HECTOR JANDANY

BIOGRAPHY

Hector Jandany (1929 - 2007)
Hector Jandany (1929 - 2007)

At the time of his death in 2007, Hector Jandany was the oldest member of the Warmun artists, at Turkey Creek. His family history was littered with harrowing tales of persecution. Gadiya (white people) shot his grandfather and harmed his grandmother, who subsequently died in childbirth, and while Hector was still in infancy, his father also died in a confrontation with white people. Though his mother remarried a stockman, whom Hector admired, it was his mother’s country, the Bungle Bungles (Purnululu), that became the primary source of his artistic inspiration when he took up painting late in his life. Hector’s decision to become an artist sprang indirectly from his work with the Bough Shed School, which opened in 1979 at Warmun, and of which Hector became the director. It was here that he encouraged two-way learning, maintaining a firm belief in his instinctive knowledge of the country whist having adopted a strong Christian belief. 'White people read things, but I can feel what’s right and wrong, in my heart. I have that inside feeling, but the white man - the paper tells him' (cited in Rothwell 2004: 6).

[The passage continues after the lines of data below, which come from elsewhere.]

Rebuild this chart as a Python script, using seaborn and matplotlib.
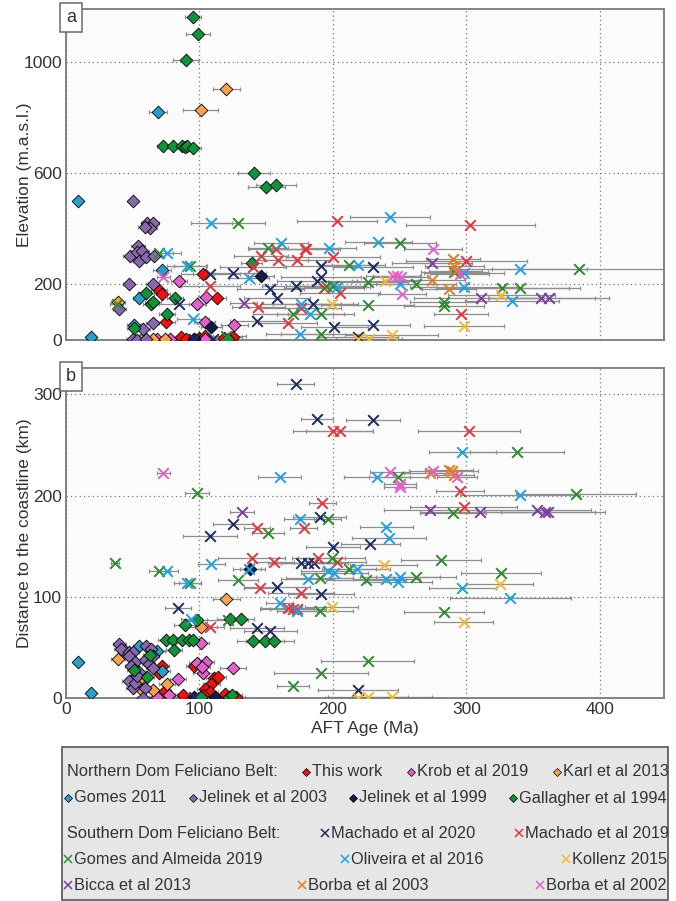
import matplotlib
matplotlib.use("Agg")
import matplotlib.pyplot as plt
import seaborn as sns
import pandas as pd
from matplotlib.lines import Line2D
from matplotlib.patches import Rectangle

sns.set_theme(style="white")
plt.rcParams["font.family"] = ["Liberation Sans", "DejaVu Sans"]

# ---------------- data: (age Ma, value, age error) ----------------
# Panel a: value = elevation (m.a.s.l.); Panel b: value = distance to coastline (km)
this_work_a = [(103, 237, 8), (113, 153, 7), (70, 179, 6), (72, 165, 6), (75, 64, 7), (86, 10, 6),
               (90, 5, 6), (100, 8, 7), (104, 15, 6), (118, 8, 6), (125, 10, 7), (96, 2, 6)]
this_work_b = [(72, 32, 5), (70, 25, 5), (96, 32, 6), (111, 20, 6), (114, 21, 6), (109, 14, 6),
               (104, 9, 6), (108, 6, 6), (88, 3, 6), (103, 3, 6), (119, 4, 7), (127, 1, 7), (74, 7, 5)]

krob_a = [(85, 212, 6), (98, 131, 6), (105, 155, 6), (104, 65, 8), (126, 53, 10), (78, 5, 6),
          (68, 5, 6), (104, 5, 6)]
krob_b = [(101, 54, 6), (98, 35, 6), (105, 36, 6), (103, 25, 8), (125, 30, 10), (84, 19, 6),
          (68, 1, 6), (77, 3, 6), (102, 31, 6)]

karl_a = [(120, 905, 10), (101, 830, 13), (39, 137, 5), (57, 5, 6), (74, 5, 6), (65, 5, 5)]
karl_b = [(120, 98, 10), (39, 39, 5), (44, 46, 5), (101, 70, 12), (56, 20, 6), (57, 8, 6),
          (65, 8, 6), (76, 14, 6)]

gomes_a = [(9, 500, 3), (69, 821, 7), (55, 152, 5), (72, 251, 7), (19, 11, 3), (51, 55, 5)]
gomes_b = [(9, 36, 3), (19, 5, 3), (55, 51, 5), (68, 46, 6), (72, 27, 6), (50, 19, 5)]

jelinek03_a = [(50, 500, 3), (61, 423, 5), (65, 422, 5), (63, 402, 5), (59, 408, 5), (54, 338, 5),
               (48, 302, 5), (53, 317, 5), (57, 321, 5), (55, 285, 5), (60, 299, 5), (66, 302, 5),
               (47, 200, 4), (65, 201, 5), (40, 110, 5), (65, 63, 5), (50, 5, 5), (53, 0, 5),
               (60, 5, 5), (58, 40, 5)]
jelinek03_b = [(40, 53, 5), (41, 48, 5), (47, 45, 5), (50, 45, 5), (47, 41, 5), (52, 36, 5),
               (49, 32, 5), (60, 51, 5), (64, 48, 5), (59, 38, 5), (65, 41, 5), (62, 34, 5),
               (65, 30, 5), (47, 17, 5), (50, 10, 5), (52, 15, 5), (59, 10, 5), (58, 0, 5),
               (55, 26, 5), (53, 22, 5)]

jelinek99_a = [(146, 232, 10), (109, 47, 8), (96, 3, 7)]
jelinek99_b = [(138, 127, 8), (96, 1, 7), (112, 1, 7)]

gallagher_a = [(95, 1162, 6), (99, 1101, 9), (90, 1007, 10), (73, 700, 5), (80, 700, 5), (87, 700, 5),
               (89, 695, 6), (91, 700, 6), (95, 692, 6), (141, 600, 12), (150, 550, 14),
               (157, 558, 15), (139, 276, 8), (60, 170, 6), (64, 129, 6), (65, 137, 6),
               (82, 152, 6), (76, 93, 6), (51, 42, 5), (121, 3, 8)]
gallagher_b = [(75, 57, 6), (80, 57, 6), (87, 57, 6), (92, 57, 6), (95, 57, 6), (81, 47, 6),
               (89, 72, 8), (98, 77, 8), (123, 78, 10), (131, 78, 10), (140, 56, 12),
               (149, 56, 14), (156, 56, 15), (63, 42, 5), (51, 28, 5), (61, 21, 5), (101, 1, 7),
               (122, 1, 8), (124, 3, 8)]

machado20_a = [(108, 236, 22), (125, 243, 25), (85, 131, 20), (143, 68, 20), (153, 185, 25),
               (158, 152, 25), (172, 194, 25), (191, 266, 28), (191, 227, 30), (188, 211, 30),
               (185, 131, 30), (230, 262, 30), (201, 48, 25), (230, 55, 28), (219, 11, 30),
               (96, 5, 15), (110, 3, 15)]
machado20_b = [(172, 310, 14), (188, 276, 12), (230, 275, 20), (125, 172, 15), (108, 160, 20),
               (190, 179, 20), (228, 152, 22), (200, 149, 20), (176, 133, 25), (181, 133, 25),
               (186, 133, 25), (191, 103, 25), (158, 110, 25), (143, 69, 20), (153, 66, 20),
               (219, 8, 30), (84, 89, 10), (96, 1, 15)]

machado19_a = [(108, 193, 22), (144, 120, 20), (166, 63, 22), (146, 304, 20), (159, 288, 22),
               (173, 287, 25), (180, 326, 25), (157, 326, 20), (140, 264, 25), (203, 428, 30),
               (200, 300, 35), (193, 188, 30), (205, 170, 30), (179, 326, 25), (303, 414, 48),
               (300, 284, 45), (296, 93, 20), (176, 114, 30)]
machado19_b = [(200, 264, 30), (205, 264, 25), (302, 264, 38), (295, 204, 18), (298, 189, 40),
               (192, 193, 10), (178, 168, 10), (189, 138, 20), (203, 134, 22), (176, 104, 25),
               (143, 168, 10), (139, 138, 25), (156, 134, 15), (145, 109, 12), (166, 89, 20),
               (170, 88, 25), (173, 88, 20), (108, 70, 10)]

gomes_almeida_a = [(38, 131, 5), (70, 314, 10), (93, 267, 12), (129, 423, 20), (151, 333, 15),
                   (170, 95, 30), (191, 20, 30), (191, 92, 25), (195, 194, 30), (250, 351, 27),
                   (212, 270, 20), (200, 195, 25), (226, 209, 30), (262, 200, 30), (283, 137, 25),
                   (283, 122, 30), (226, 125, 35), (327, 189, 50), (340, 189, 45), (384, 254, 65),
                   (291, 245, 25), (120, 15, 15)]
gomes_almeida_b = [(37, 133, 3), (98, 203, 9), (151, 163, 12), (70, 125, 8), (93, 114, 8),
                   (129, 117, 15), (190, 86, 25), (170, 12, 12), (191, 25, 35), (196, 177, 10),
                   (199, 138, 25), (190, 119, 25), (249, 218, 22), (338, 243, 35), (290, 183, 25),
                   (281, 136, 30), (326, 123, 30), (262, 120, 30), (225, 117, 30), (212, 127, 20),
                   (283, 85, 30), (382, 202, 45), (226, 37, 35), (121, 77, 15)]

oliveira_a = [(109, 423, 15), (76, 315, 10), (91, 267, 15), (137, 222, 15), (161, 348, 20),
              (243, 442, 30), (234, 354, 25), (197, 333, 20), (219, 270, 20), (250, 200, 25),
              (298, 242, 30), (298, 192, 40), (340, 254, 50), (334, 142, 35), (203, 192, 25),
              (183, 95, 25), (175, 20, 25), (176, 129, 30), (95, 77, 12)]
oliveira_b = [(160, 218, 16), (175, 177, 12), (109, 132, 10), (76, 125, 8), (137, 127, 12),
              (91, 114, 10), (94, 78, 8), (160, 94, 10), (173, 86, 15), (181, 118, 20),
              (196, 125, 20), (201, 123, 25), (297, 243, 25), (233, 218, 25), (340, 201, 45),
              (240, 169, 20), (242, 158, 28), (218, 127, 25), (250, 120, 30), (249, 115, 25),
              (297, 109, 25), (333, 99, 45), (240, 118, 25)]

kollenz_a = [(239, 213, 25), (326, 161, 40), (298, 51, 30), (244, 17, 35), (219, 2, 30),
             (227, 2, 25), (199, 131, 20)]
kollenz_b = [(238, 131, 25), (325, 113, 25), (199, 90, 20), (298, 75, 22), (219, 0, 25),
             (226, 1, 30), (244, 1, 30)]

bicca_a = [(133, 134, 10), (274, 276, 30), (311, 152, 50), (356, 152, 40), (362, 152, 45)]
bicca_b = [(132, 184, 9), (273, 186, 35), (310, 184, 45), (353, 186, 40), (359, 184, 45),
           (361, 184, 35)]

borba03_a = [(290, 292, 20), (291, 265, 22), (274, 216, 25), (287, 183, 20), (292, 250, 20)]
borba03_b = [(273, 222, 20), (287, 225, 18), (289, 224, 20), (291, 220, 15)]

borba02_a = [(73, 227, 5), (275, 326, 22), (245, 230, 20), (248, 230, 18), (251, 228, 20),
             (252, 165, 18), (295, 238, 22)]
borba02_b = [(73, 222, 5), (243, 223, 15), (250, 211, 12), (250, 208, 12), (275, 224, 18),
             (293, 218, 15)]

# series: label, colour, panel a data, panel b data
northern = [
    ("This work", "#ec1212", this_work_a, this_work_b),
    ("Krob et al 2019", "#e160c9", krob_a, krob_b),
    ("Karl et al 2013", "#f7a24c", karl_a, karl_b),
    ("Gomes 2011", "#2a9ec8", gomes_a, gomes_b),
    ("Jelinek et al 2003", "#8768ad", jelinek03_a, jelinek03_b),
    ("Jelinek et al 1999", "#0f1d4a", jelinek99_a, jelinek99_b),
    ("Gallagher et al 1994", "#14923a", gallagher_a, gallagher_b),
]
southern = [
    ("Machado et al 2020", "#1d2b5f", machado20_a, machado20_b),
    ("Machado et al 2019", "#e5343d", machado19_a, machado19_b),
    ("Gomes and Almeida 2019", "#2f8a2f", gomes_almeida_a, gomes_almeida_b),
    ("Oliveira et al 2016", "#1ba1e4", oliveira_a, oliveira_b),
    ("Kollenz 2015", "#f4b731", kollenz_a, kollenz_b),
    ("Bicca et al 2013", "#7a3d9c", bicca_a, bicca_b),
    ("Borba et al 2003", "#e57b1e", borba03_a, borba03_b),
    ("Borba et al 2002", "#e05fc8", borba02_a, borba02_b),
]

def frame(rows):
    return pd.DataFrame(rows, columns=["age", "val", "err"])

W, H = 676, 901
fig = plt.figure(figsize=(W / 100, H / 100), dpi=100)
fig.patch.set_facecolor("white")
ax_a = fig.add_axes([66 / W, 1 - 340 / H, 598 / W, 331 / H])
ax_b = fig.add_axes([66 / W, 1 - 698 / H, 598 / W, 330 / H])

txt = "#333333"
for ax, k, lab in ((ax_a, 2, "a"), (ax_b, 3, "b")):
    ax.set_facecolor("#fbfbfb")
    for s in northern + southern:
        df = frame(s[k])
        ax.errorbar(df["age"], df["val"], xerr=df["err"], fmt="none", ecolor="#8e8e8e",
                    elinewidth=0.9, capsize=1.6, capthick=0.9, zorder=2)
    for s in northern:
        df = frame(s[k])
        sns.scatterplot(data=df, x="age", y="val", ax=ax, marker="D", s=42, color=s[1],
                        edgecolor="black", linewidth=0.6, zorder=3, legend=False)
    for s in southern:
        df = frame(s[k])
        sns.scatterplot(data=df, x="age", y="val", ax=ax, marker="x", s=58, color=s[1],
                        linewidth=1.4, zorder=4, legend=False)
    ax.set_xlim(0, 448)
    ax.set_xticks([0, 100, 200, 300, 400])
    ax.grid(True, linestyle=(0, (1, 2.5)), color="#777777", linewidth=0.9)
    ax.set_axisbelow(True)
    for sp in ax.spines.values():
        sp.set_color("#7a7a7a")
        sp.set_linewidth(1.3)
    ax.tick_params(length=0, labelsize=12.5, pad=3, colors=txt)
    ax.text(0.0, 1.0, lab, transform=ax.transAxes, ha="left", va="top", fontsize=13,
            color=txt, zorder=6,
            bbox=dict(boxstyle="square,pad=0.35", fc="white", ec="#6a6a6a", lw=1.1))

ax_a.set_ylim(0, 1192)
ax_a.set_yticks([0, 200, 600, 1000])
ax_a.set_xticklabels([])
ax_a.set_xlabel("")
ax_a.set_ylabel("Elevation (m.a.s.l.)", fontsize=12.5, color=txt)
ax_a.yaxis.set_label_coords(-34 / 598, 0.5)

ax_b.set_ylim(0, 326)
ax_b.set_yticks([0, 100, 200, 300])
ax_b.set_xlabel("AFT Age (Ma)", fontsize=12.5, color=txt, labelpad=3)
ax_b.set_ylabel("Distance to the coastline (km)", fontsize=12.5, color=txt)
ax_b.yaxis.set_label_coords(-34 / 598, 0.5)

# ---------------- legend box ----------------
fig.patches.append(Rectangle((62 / W, 1.5 / H), 606 / W, (901 - 747 - 1.5) / H,
                             transform=fig.transFigure, fc="#e6e6e6", ec="#555555", lw=1.2))

def fx(x):
    return x / W

def fy(y):
    return 1 - y / H

lfs = 11.8
rows = [
    (772, "Northern Dom Feliciano Belt:", [0, 1, 2], northern, "D"),
    (798, None, [3, 4, 5, 6], northern, "D"),
    (833, "Southern Dom Feliciano Belt:", [0, 1], southern, "x"),
    (859, None, [2, 3, 4], southern, "x"),
    (885, None, [5, 6, 7], southern, "x"),
]
renderer = fig.canvas.get_renderer()
left, right = 65, 667
for y, head, idxs, group, mk in rows:
    elems = []
    if head:
        t = fig.text(0, fy(y), head, fontsize=lfs, color=txt, ha="left", va="center")
        elems.append(("head", t.get_window_extent(renderer).width, t, None))
    for i in idxs:
        name, col = group[i][0], group[i][1]
        t = fig.text(0, fy(y), name, fontsize=lfs, color=txt, ha="left", va="center")
        elems.append(("item", 9 + t.get_window_extent(renderer).width, t, col))
    total = sum(e[1] for e in elems)
    gap = (right - left - total) / (len(elems) - 1)
    x = left + (2 if head else 0)
    for kind, w, t, col in elems:
        if kind == "head":
            t.set_x(fx(x))
        else:
            if mk == "D":
                fig.add_artist(Line2D([fx(x + 3)], [fy(y)], transform=fig.transFigure, marker="D",
                                      ms=4.2, mfc=col, mec="black", mew=0.5, ls="none"))
            else:
                fig.add_artist(Line2D([fx(x + 3)], [fy(y)], transform=fig.transFigure, marker="x",
                                      ms=5.5, mec=col, mew=1.1, ls="none"))
            t.set_x(fx(x + 9))
        x += w + gap

fig.savefig("out.png", dpi=100)
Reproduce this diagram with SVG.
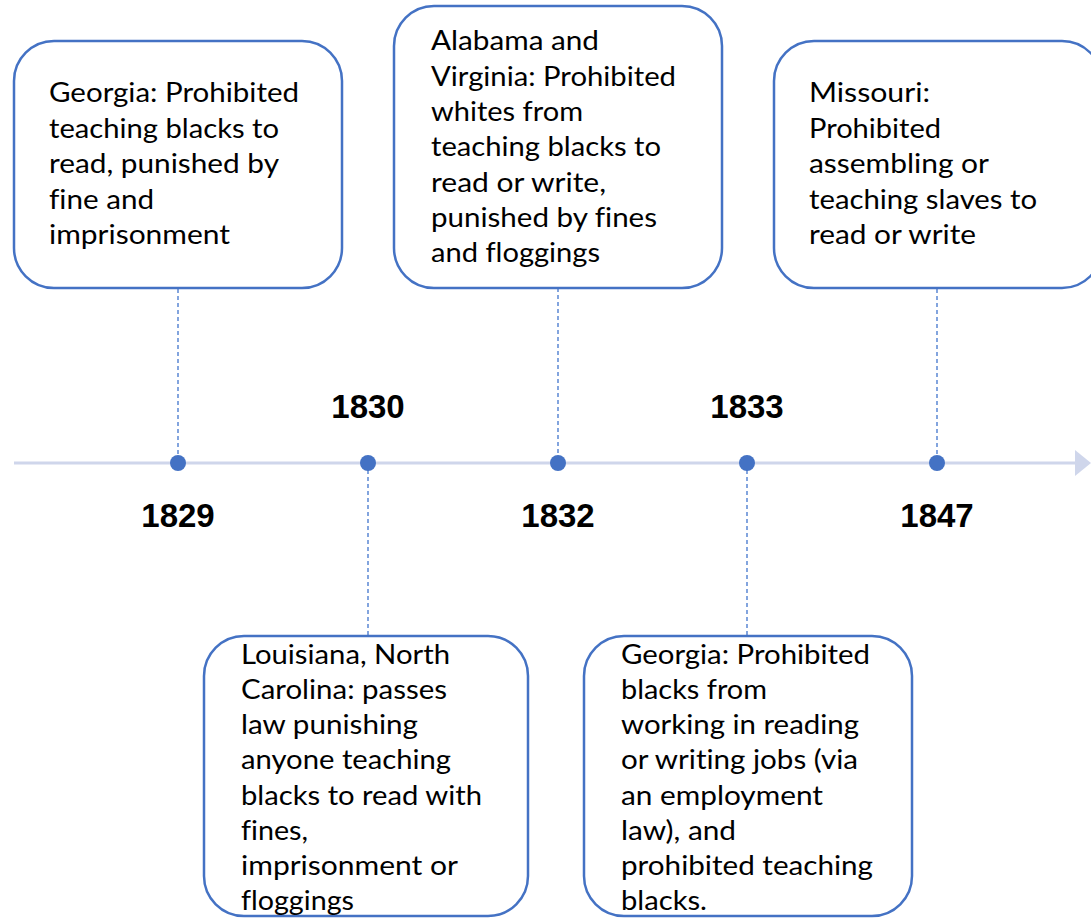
<svg xmlns="http://www.w3.org/2000/svg" width="1091" height="918" viewBox="0 0 1091 918">
<style>
.box{fill:#fff;stroke:#4472c4;stroke-width:2.5}
.t{font-family:Lato,"Open Sans","Liberation Sans",sans-serif;font-size:26px;fill:#000;font-variant-ligatures:none}
.yr{font-family:"Liberation Sans",Arial,sans-serif;font-size:33px;font-weight:bold;fill:#000;text-anchor:middle}
.dash{stroke:#4f7fd0;stroke-width:1.4;stroke-dasharray:4 3;fill:none}
.dot{fill:#4472c4}
.axis{stroke:#cfd6eb;stroke-width:3}
</style>
<rect width="1091" height="918" fill="#fff"/>
<g id="connectors">
<line class="axis" x1="14" y1="463" x2="1077" y2="463"/>
<polygon points="1075,450 1091,463 1075,476" fill="#cfd6eb"/>
<line class="dash" x1="178" y1="289" x2="178" y2="463"/>
<line class="dash" x1="368" y1="463" x2="368" y2="636"/>
<line class="dash" x1="558" y1="288" x2="558" y2="463"/>
<line class="dash" x1="747" y1="463" x2="747" y2="636"/>
<line class="dash" x1="937" y1="289" x2="937" y2="463"/>
<circle class="dot" cx="178" cy="463" r="8"/>
<circle class="dot" cx="368" cy="463" r="8"/>
<circle class="dot" cx="558" cy="463" r="8"/>
<circle class="dot" cx="747" cy="463" r="8"/>
<circle class="dot" cx="937" cy="463" r="8"/>
</g>
<g id="years">
<text class="yr" x="178" y="527">1829</text>
<text class="yr" x="368" y="418">1830</text>
<text class="yr" x="558" y="527">1832</text>
<text class="yr" x="747" y="418">1833</text>
<text class="yr" x="937" y="527">1847</text>
</g>
<g id="node-1829">
<rect class="box" x="14" y="41" width="328" height="247" rx="40"/>
<text class="t" x="49" y="102" textLength="250" lengthAdjust="spacingAndGlyphs">Georgia: Prohibited</text>
<text class="t" x="49" y="138" textLength="230" lengthAdjust="spacingAndGlyphs">teaching blacks to</text>
<text class="t" x="49" y="173" textLength="230" lengthAdjust="spacingAndGlyphs">read, punished by</text>
<text class="t" x="49" y="209" textLength="105" lengthAdjust="spacingAndGlyphs">fine and</text>
<text class="t" x="49" y="244" textLength="181" lengthAdjust="spacingAndGlyphs">imprisonment</text>
</g>
<g id="node-1832">
<rect class="box" x="394" y="6" width="328" height="282" rx="40"/>
<text class="t" x="431" y="50" textLength="168" lengthAdjust="spacingAndGlyphs">Alabama and</text>
<text class="t" x="431" y="86" textLength="245" lengthAdjust="spacingAndGlyphs">Virginia: Prohibited</text>
<text class="t" x="431" y="121" textLength="152" lengthAdjust="spacingAndGlyphs">whites from</text>
<text class="t" x="431" y="156" textLength="230" lengthAdjust="spacingAndGlyphs">teaching blacks to</text>
<text class="t" x="431" y="192" textLength="175" lengthAdjust="spacingAndGlyphs">read or write,</text>
<text class="t" x="431" y="227" textLength="226" lengthAdjust="spacingAndGlyphs">punished by fines</text>
<text class="t" x="431" y="262" textLength="169" lengthAdjust="spacingAndGlyphs">and floggings</text>
</g>
<g id="node-1847">
<rect class="box" x="774" y="41" width="328" height="247" rx="40"/>
<text class="t" x="809" y="102" textLength="121" lengthAdjust="spacingAndGlyphs">Missouri:</text>
<text class="t" x="809" y="138" textLength="132" lengthAdjust="spacingAndGlyphs">Prohibited</text>
<text class="t" x="809" y="173" textLength="180" lengthAdjust="spacingAndGlyphs">assembling or</text>
<text class="t" x="809" y="209" textLength="228" lengthAdjust="spacingAndGlyphs">teaching slaves to</text>
<text class="t" x="809" y="244" textLength="167" lengthAdjust="spacingAndGlyphs">read or write</text>
</g>
<g id="node-1830">
<rect class="box" x="204" y="636" width="324" height="280" rx="40"/>
<text class="t" x="241" y="664" textLength="209" lengthAdjust="spacingAndGlyphs">Louisiana, North</text>
<text class="t" x="241" y="699" textLength="206" lengthAdjust="spacingAndGlyphs">Carolina: passes</text>
<text class="t" x="241" y="734" textLength="177" lengthAdjust="spacingAndGlyphs">law punishing</text>
<text class="t" x="241" y="769" textLength="210" lengthAdjust="spacingAndGlyphs">anyone teaching</text>
<text class="t" x="241" y="805" textLength="241" lengthAdjust="spacingAndGlyphs">blacks to read with</text>
<text class="t" x="241" y="840" textLength="67" lengthAdjust="spacingAndGlyphs">fines,</text>
<text class="t" x="241" y="875" textLength="217" lengthAdjust="spacingAndGlyphs">imprisonment or</text>
<text class="t" x="241" y="910" textLength="113" lengthAdjust="spacingAndGlyphs">floggings</text>
</g>
<g id="node-1833">
<rect class="box" x="584" y="636" width="328" height="280" rx="40"/>
<text class="t" x="621" y="664" textLength="249" lengthAdjust="spacingAndGlyphs">Georgia: Prohibited</text>
<text class="t" x="621" y="699" textLength="146" lengthAdjust="spacingAndGlyphs">blacks from</text>
<text class="t" x="621" y="734" textLength="238" lengthAdjust="spacingAndGlyphs">working in reading</text>
<text class="t" x="621" y="769" textLength="237" lengthAdjust="spacingAndGlyphs">or writing jobs (via</text>
<text class="t" x="621" y="805" textLength="202" lengthAdjust="spacingAndGlyphs">an employment</text>
<text class="t" x="621" y="840" textLength="115" lengthAdjust="spacingAndGlyphs">law), and</text>
<text class="t" x="621" y="875" textLength="252" lengthAdjust="spacingAndGlyphs">prohibited teaching</text>
<text class="t" x="621" y="910" textLength="86" lengthAdjust="spacingAndGlyphs">blacks.</text>
</g>
</svg>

Hector began painting with the establishment of the Waringarri Aboriginal Arts in Kununurra in the late 1980’s and continued a decade later after the Warmun Arts Centre began operating out of the old post-office building at Turkey Creek, the community in which he was born. Here he would sit, an inspiration and delight to anyone who found the time to just sit and enjoy his company and humour. He would build the surface of his canvass slowly and carefully by applying soft earth colours, pink, greens, greys and later introducing warm browns, reds and blacks. He gained renown for quirky figurative depictions and irregular hill formations rendered with an innate sense of spacial geometry. He treated the surface of his work as if it were sacred, touching and rubbing his hand gently across it reverently. Watching him use a stone to rub, sand and smooth the thin washes of softly coloured earth pigment that had been mixed from rocks gathered and carefully ground in the surrounding environment, made one feel as if he believed the painting to be the country itself.

Hectors preference for traditional ocres was significant. Like the other old men that had been his contemporaries, he believed that 'you can feel that paint, you can feel that country' (cited in O’Riordan 2004: 235). It is this tangible connection that reflected Hector’s commitment to maintaining his spiritual obligations. One aspect of this spirituality is seen in his magical Krill Krill paintings, such as those created for the ceremony that took place at Warmun in 1994. In these stark works on board his depiction of ancestral owl spirits bears comparison to early Christian icons. Hector was a deep spiritual believer whose faith blended his Gidja upbringing and beliefs and his Christianity into a unique interpretation of Catholicism. His religious philosophy is best understood through works such as Mary and Joseph 1993, consisting of two bird-like carved statues created after Hector had been invited to share Christmas lunch with the residents of the local hostel. He was sensitive to the spiritual meeting point between two vastly different traditions of religious practice and could enliven this cross fertilisation with an animated sense of humour. In life Hector could be profoundly funny in a ways that belied the pain of his early childhood. He was loved for the gentle way in which he could make the driest comments on people’s odd behaviour, the hazards of old age, or ‘those mad bastards in Canberra.'

Although his only solo exhibition came in the last 12 months of his life at Raft Gallery in Darwin, he was a regular entrant in the National Aboriginal and Torres Strait Islander Art Award and his art was included in the landmark exhibitions Aboriginal Art and Spirituality held at the High Court in Canberra, and Images of Power at the National Gallery of Victoria as well as the books published under the same titles.

Though Hector Jandanay played second fiddle to many of the brightest stars of the Warmun movement, the eccentricity of his compositions, their variety and sensitivity, make his works of art particularly memorable and interesting. Over two decades he produced a steady and consistent body of significant works. He lived to become the last of the grand old pioneers of the painting movement at Warmun. While his fame may never match that of his more successful contemporaries such as Queenie McKenzie and Rover Thomas, once discovered, many collectors are likely to find his works a more than adequate substitute. Indeed, those with an eye for the unique and eccentric may find that, here in Hector, lies something even more appetising.